Defendants appeal from a judgment of the Civil Court of the City of New York, New York County (Joan M. Kenney, J.), entered November 15, 2006, after a nonjury trial, which awarded plaintiff damages in the principal sum of $7,161.25 and dismissed defendants' counterclaims.


Per Curiam.

Judgment (Joan M. Kenney, J.), entered November 15, 2006, reversed, and matter remanded for a new trial, with $30 costs to abide the event.

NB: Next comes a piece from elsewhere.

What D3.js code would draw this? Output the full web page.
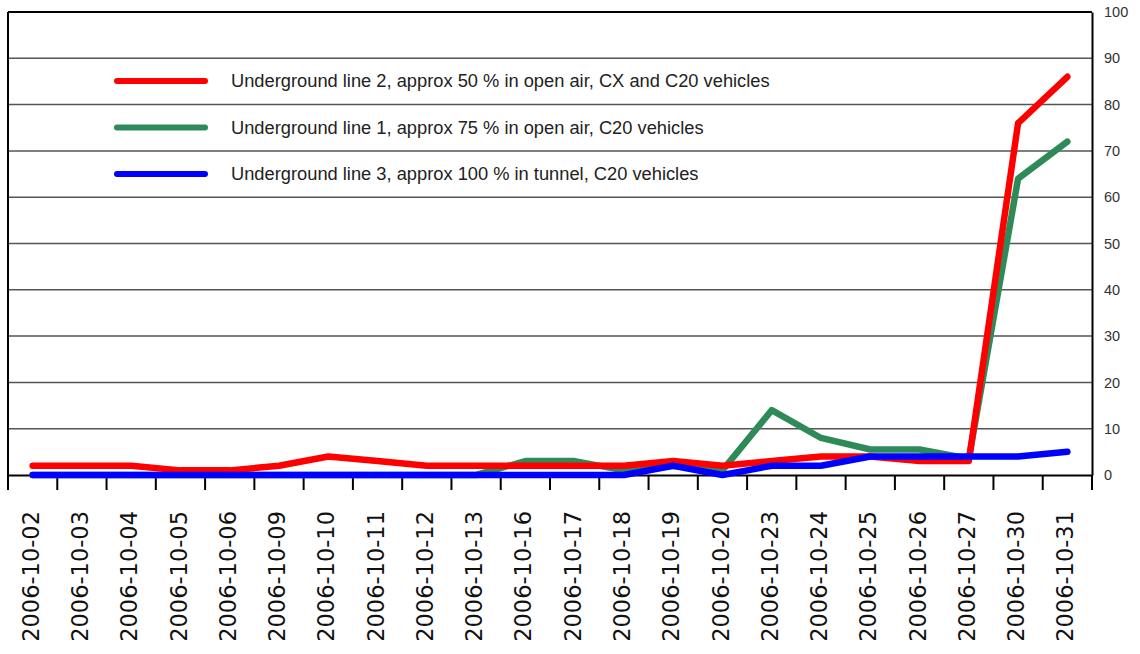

Upon the trial of this action to recover for architectural services rendered, the court dismissed plaintiff's breach of contract cause of action on the ground that the written agreement "drafted and executed by both parties on August 26, 2003" was "ambiguous, particularly with respect to the fees allegedly agreed upon." The court awarded judgment to plaintiff based on quantum meruit, reasoning that the written contract was "unenforceable" and that "[s]ince the terms of plaintiff's compensation were not adequately set forth in the writing, an award based on quantum meruit is appropriate." Although both parties litigated defendants' counterclaims on the merits, the court, on its own initiative, declined to consider the second counterclaim based on its stated view that it was not served and filed in accordance with a prior order of the court. Defendants now appeal, and we reverse and order a new trial.

The existence of a valid and enforceable written contract precludes a quantum meruit claim (see Clark- Fitzpatrick, Inc. v Long Is. R.R. Co., 70 NY2d 382, 388 [1987]; Sheiffer v Shenkman Capital Mgt., Inc., 291 AD2d 295 [2002]). The record establishes that the relationship between the parties was defined by a written contract and that both parties proceeded at trial on the theory that there was a binding written agreement. Thus, damages should not have been awarded on the basis of quantum meruit. Any ambiguity in the payment provisions of the parties' written contract could have been clarified with parol evidence (see Cole v Macklowe, 40 AD3d 396 [2007]). Moreover, the trial court erred in its sua sponterefusal to consider defendants' second counterclaim, which the record shows was served and filed by defendants and replied to, without objection, by plaintiff. [*2]

THIS CONSTITUTES THE DECISION AND ORDER OF THE COURT.